Scammers use encrypted messaging services to sell tutorials on how to steal unemployment from different states for just $50 worth of Bitcoin
- Scammers are flocking to encrypted messaging to sell fraud tutorials
- Tutorials on Telegram offer off methods of stealing unemployment
- They also offer instruction on how to avoid detection
- The tutorials can be purchased on Telegram for just $50 in Bitcoin
- Here’s how to help people impacted by Covid-19
Scammers are flocking to encrypted messaging platforms for selling tutorials on how to defraud state government’s out of unemployment money.
According to KrebsOnSecurity, messaging service Telegram, which uses end-to-end encryption, has been a particularly popular option for scammers looking to exploit the influx of unemployment claims caused by COVID-19.
Security expert Brian Krebs, who operates KrebsOnSecurity details various forums and channels on Telegram devoted to instructing others on how to take advantage of fraud schemes targeting agencies in different US states.

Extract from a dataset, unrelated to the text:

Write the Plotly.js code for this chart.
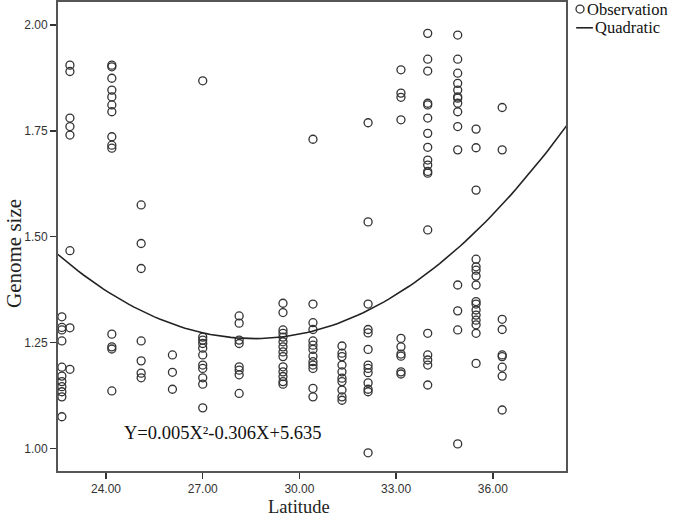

KrebsOnSecurity found forums and channels on Telegram have been hosting hackers selling tutorials on how to defraud state agencies out of unemployment benefits
The tutorials, some of which cost just $50 in Bitcoin – a popular cryptocurrency used regularly in illicit schemes – instruct would-be scammers on how to avoid getting caught in addition to various methods of siphoning money from the government illegally.
According to a fraud expert who spoke to KrebsOnSecurity anonymously, the scams have become fairly popular as states have few measures in place to suss out suspicious payments.
Some state agencies lack the ability to recognize when payments are being made to the same bank accounts or even when claims for unemployment are made from people using the same IP address.
Sometimes, KrebsOnSecurity reports, payments are even being made to accounts that don’t match the beneficiaries name.
‘The ones we’re seeing worst hit are the states that aren’t asking where you worked,” the investigator told KrebsOnSecurity.
‘It used to be they’d have a whole list of questions about your previous employer, and you had to show you were trying to find work. But now because of the pandemic, there’s no such requirement.’
Those forums mirror an ongoing investigation by the Secret Service into a ring of suspected Nigerian hackers who allegedly used stolen identities to bilk states out of hundreds of millions in taxpayer dollars intended to help jobless Americans.